» Dataset section
┌────────

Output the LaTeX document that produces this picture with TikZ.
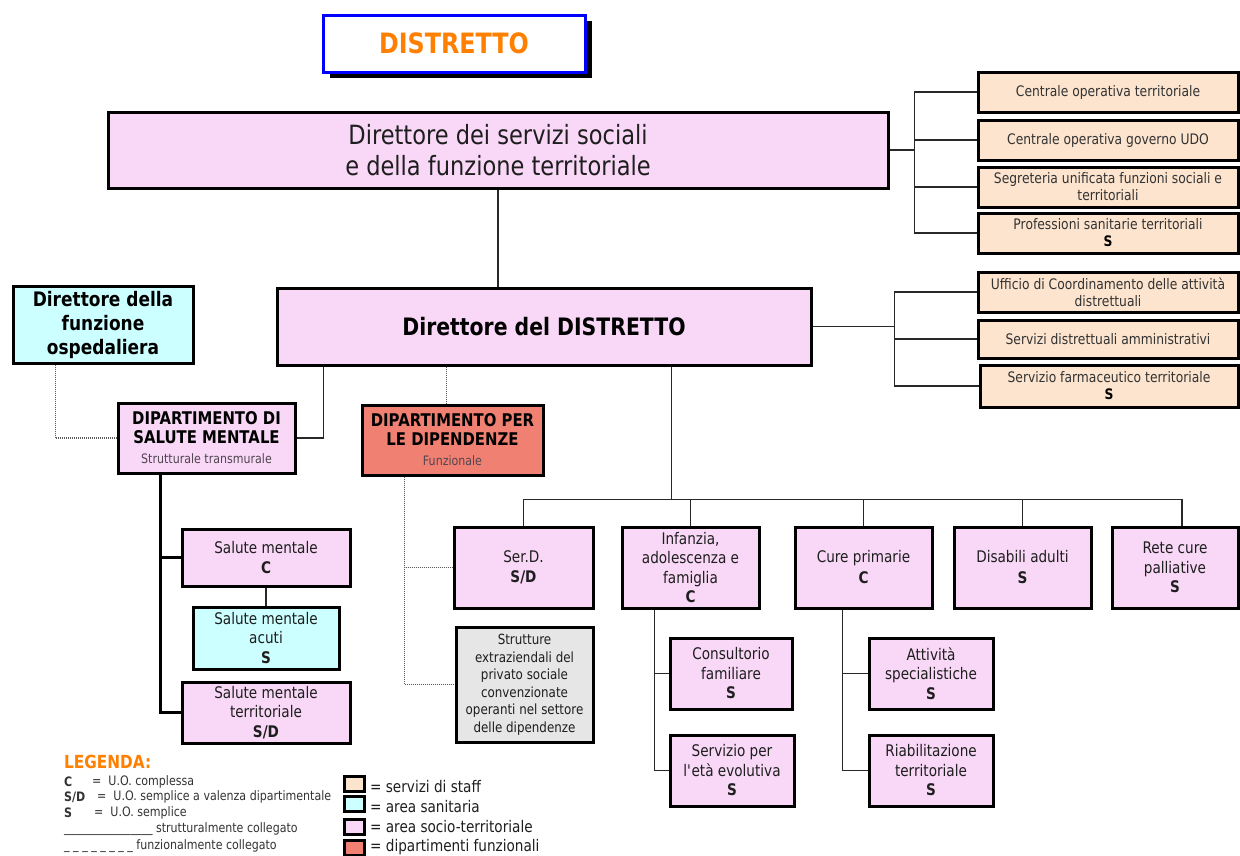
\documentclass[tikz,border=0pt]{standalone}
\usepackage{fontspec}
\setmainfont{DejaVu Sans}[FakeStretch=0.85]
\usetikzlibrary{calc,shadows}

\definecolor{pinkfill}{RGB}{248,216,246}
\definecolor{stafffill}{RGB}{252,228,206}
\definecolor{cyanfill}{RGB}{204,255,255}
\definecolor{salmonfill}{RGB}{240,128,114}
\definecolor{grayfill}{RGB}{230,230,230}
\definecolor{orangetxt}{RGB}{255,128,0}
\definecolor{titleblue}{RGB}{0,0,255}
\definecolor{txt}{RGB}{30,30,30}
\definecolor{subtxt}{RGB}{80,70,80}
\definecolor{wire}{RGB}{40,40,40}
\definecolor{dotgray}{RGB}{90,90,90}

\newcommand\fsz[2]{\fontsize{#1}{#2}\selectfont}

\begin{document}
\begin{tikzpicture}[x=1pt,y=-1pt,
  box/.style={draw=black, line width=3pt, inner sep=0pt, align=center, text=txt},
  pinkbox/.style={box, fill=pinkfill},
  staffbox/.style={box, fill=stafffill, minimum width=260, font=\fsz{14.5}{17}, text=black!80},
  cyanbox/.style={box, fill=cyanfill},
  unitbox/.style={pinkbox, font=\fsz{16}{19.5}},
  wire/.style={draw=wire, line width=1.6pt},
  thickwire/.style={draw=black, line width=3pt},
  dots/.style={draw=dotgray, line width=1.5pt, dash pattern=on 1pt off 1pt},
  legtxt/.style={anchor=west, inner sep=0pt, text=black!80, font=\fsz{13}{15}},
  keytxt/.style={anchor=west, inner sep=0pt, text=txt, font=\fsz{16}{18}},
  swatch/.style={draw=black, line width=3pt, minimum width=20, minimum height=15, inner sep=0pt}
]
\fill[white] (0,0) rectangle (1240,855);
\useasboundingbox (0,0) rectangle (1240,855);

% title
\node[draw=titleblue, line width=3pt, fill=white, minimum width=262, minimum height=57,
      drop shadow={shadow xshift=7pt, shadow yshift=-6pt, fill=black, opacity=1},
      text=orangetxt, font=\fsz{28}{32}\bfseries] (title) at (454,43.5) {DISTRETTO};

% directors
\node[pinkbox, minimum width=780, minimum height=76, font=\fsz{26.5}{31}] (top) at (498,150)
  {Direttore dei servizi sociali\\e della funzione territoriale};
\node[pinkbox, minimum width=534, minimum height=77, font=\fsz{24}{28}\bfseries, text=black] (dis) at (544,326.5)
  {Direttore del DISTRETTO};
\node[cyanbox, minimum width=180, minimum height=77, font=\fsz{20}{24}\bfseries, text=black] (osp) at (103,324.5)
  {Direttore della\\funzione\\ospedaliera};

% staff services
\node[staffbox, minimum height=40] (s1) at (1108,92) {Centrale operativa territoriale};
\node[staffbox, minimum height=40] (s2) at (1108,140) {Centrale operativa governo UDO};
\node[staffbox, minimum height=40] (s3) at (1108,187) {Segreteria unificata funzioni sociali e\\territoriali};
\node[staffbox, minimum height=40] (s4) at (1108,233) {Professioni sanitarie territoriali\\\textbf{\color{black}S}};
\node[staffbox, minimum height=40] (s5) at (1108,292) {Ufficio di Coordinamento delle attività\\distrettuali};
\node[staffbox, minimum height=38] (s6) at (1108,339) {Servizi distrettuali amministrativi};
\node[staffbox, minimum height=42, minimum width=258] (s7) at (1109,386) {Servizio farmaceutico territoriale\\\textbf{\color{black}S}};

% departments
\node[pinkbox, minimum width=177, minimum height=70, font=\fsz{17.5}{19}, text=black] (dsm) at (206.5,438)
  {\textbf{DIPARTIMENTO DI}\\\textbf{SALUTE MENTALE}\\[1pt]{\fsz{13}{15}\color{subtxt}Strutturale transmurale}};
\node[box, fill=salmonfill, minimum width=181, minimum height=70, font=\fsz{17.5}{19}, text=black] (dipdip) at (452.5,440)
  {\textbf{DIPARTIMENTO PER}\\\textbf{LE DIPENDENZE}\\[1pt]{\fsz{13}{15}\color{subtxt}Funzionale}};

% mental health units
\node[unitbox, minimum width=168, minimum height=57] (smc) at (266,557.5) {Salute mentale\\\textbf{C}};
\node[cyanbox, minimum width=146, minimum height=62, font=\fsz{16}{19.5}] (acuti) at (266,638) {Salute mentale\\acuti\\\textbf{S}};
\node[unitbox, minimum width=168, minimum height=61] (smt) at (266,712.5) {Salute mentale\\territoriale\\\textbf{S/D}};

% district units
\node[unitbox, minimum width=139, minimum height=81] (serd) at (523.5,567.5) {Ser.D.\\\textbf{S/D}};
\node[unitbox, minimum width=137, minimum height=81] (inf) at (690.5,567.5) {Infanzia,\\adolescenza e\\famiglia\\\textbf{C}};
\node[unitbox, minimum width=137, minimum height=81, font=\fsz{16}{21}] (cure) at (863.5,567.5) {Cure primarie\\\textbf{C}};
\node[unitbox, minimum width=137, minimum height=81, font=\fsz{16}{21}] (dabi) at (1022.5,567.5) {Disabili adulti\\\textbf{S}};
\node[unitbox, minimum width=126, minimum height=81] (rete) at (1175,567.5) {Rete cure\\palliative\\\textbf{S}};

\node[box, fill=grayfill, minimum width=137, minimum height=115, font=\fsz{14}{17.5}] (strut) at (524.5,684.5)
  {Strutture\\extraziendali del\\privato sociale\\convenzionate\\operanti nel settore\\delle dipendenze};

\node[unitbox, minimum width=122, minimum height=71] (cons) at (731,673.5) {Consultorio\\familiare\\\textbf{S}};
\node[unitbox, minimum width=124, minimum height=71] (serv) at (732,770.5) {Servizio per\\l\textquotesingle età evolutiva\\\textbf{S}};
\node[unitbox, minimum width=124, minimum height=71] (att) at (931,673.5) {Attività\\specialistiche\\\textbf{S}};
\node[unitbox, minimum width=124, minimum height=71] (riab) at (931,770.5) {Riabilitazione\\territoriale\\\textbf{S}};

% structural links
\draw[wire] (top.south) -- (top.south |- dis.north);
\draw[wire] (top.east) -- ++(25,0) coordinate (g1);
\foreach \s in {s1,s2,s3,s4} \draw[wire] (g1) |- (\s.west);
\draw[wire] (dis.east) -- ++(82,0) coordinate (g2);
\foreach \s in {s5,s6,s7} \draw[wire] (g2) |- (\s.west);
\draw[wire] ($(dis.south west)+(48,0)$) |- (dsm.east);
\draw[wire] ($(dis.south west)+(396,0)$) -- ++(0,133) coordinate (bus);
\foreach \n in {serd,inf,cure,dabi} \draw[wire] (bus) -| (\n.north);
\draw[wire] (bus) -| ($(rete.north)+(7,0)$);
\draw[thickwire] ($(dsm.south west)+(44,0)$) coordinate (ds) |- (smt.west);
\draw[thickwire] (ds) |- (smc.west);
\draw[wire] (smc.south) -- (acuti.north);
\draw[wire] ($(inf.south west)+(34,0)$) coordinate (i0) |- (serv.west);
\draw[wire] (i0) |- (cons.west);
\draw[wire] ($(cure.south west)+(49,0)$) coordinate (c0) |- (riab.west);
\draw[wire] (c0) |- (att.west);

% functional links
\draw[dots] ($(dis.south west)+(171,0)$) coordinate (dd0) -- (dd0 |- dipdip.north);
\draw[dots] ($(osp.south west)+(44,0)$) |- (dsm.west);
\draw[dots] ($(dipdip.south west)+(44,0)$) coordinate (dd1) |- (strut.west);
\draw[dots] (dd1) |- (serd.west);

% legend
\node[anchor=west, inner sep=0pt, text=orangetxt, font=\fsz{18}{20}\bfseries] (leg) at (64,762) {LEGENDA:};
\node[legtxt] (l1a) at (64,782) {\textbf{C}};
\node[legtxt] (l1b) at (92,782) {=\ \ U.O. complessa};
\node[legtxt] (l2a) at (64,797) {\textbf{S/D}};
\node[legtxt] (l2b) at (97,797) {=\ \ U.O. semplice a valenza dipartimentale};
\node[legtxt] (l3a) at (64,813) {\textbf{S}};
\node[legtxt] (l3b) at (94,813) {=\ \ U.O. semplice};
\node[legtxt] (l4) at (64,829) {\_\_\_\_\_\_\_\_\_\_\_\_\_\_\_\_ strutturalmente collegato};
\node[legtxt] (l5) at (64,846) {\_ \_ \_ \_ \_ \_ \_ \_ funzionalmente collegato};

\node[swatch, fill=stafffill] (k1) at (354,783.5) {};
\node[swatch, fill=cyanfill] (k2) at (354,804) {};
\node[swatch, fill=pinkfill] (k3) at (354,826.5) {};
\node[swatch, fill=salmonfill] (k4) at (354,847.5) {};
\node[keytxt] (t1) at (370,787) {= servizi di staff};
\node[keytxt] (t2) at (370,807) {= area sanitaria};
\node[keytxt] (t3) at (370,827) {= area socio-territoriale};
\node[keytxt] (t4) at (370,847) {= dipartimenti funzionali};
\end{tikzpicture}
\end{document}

└────────

» Prompt
Restate each line from the start of the listing through the line bearing "(title) at (454,43.5)" word for word. Drop the pictures.

» Exercise output
Output the LaTeX document that produces this picture with TikZ.
\documentclass[tikz,border=0pt]{standalone}
\usepackage{fontspec}
\setmainfont{DejaVu Sans}[FakeStretch=0.85]
\usetikzlibrary{calc,shadows}

\definecolor{pinkfill}{RGB}{248,216,246}
\definecolor{stafffill}{RGB}{252,228,206}
\definecolor{cyanfill}{RGB}{204,255,255}
\definecolor{salmonfill}{RGB}{240,128,114}
\definecolor{grayfill}{RGB}{230,230,230}
\definecolor{orangetxt}{RGB}{255,128,0}
\definecolor{titleblue}{RGB}{0,0,255}
\definecolor{txt}{RGB}{30,30,30}
\definecolor{subtxt}{RGB}{80,70,80}
\definecolor{wire}{RGB}{40,40,40}
\definecolor{dotgray}{RGB}{90,90,90}

\newcommand\fsz[2]{\fontsize{#1}{#2}\selectfont}

\begin{document}
\begin{tikzpicture}[x=1pt,y=-1pt,
  box/.style={draw=black, line width=3pt, inner sep=0pt, align=center, text=txt},
  pinkbox/.style={box, fill=pinkfill},
  staffbox/.style={box, fill=stafffill, minimum width=260, font=\fsz{14.5}{17}, text=black!80},
  cyanbox/.style={box, fill=cyanfill},
  unitbox/.style={pinkbox, font=\fsz{16}{19.5}},
  wire/.style={draw=wire, line width=1.6pt},
  thickwire/.style={draw=black, line width=3pt},
  dots/.style={draw=dotgray, line width=1.5pt, dash pattern=on 1pt off 1pt},
  legtxt/.style={anchor=west, inner sep=0pt, text=black!80, font=\fsz{13}{15}},
  keytxt/.style={anchor=west, inner sep=0pt, text=txt, font=\fsz{16}{18}},
  swatch/.style={draw=black, line width=3pt, minimum width=20, minimum height=15, inner sep=0pt}
]
\fill[white] (0,0) rectangle (1240,855);
\useasboundingbox (0,0) rectangle (1240,855);

% title
\node[draw=titleblue, line width=3pt, fill=white, minimum width=262, minimum height=57,
      drop shadow={shadow xshift=7pt, shadow yshift=-6pt, fill=black, opacity=1},
      text=orangetxt, font=\fsz{28}{32}\bfseries] (title) at (454,43.5) {DISTRETTO};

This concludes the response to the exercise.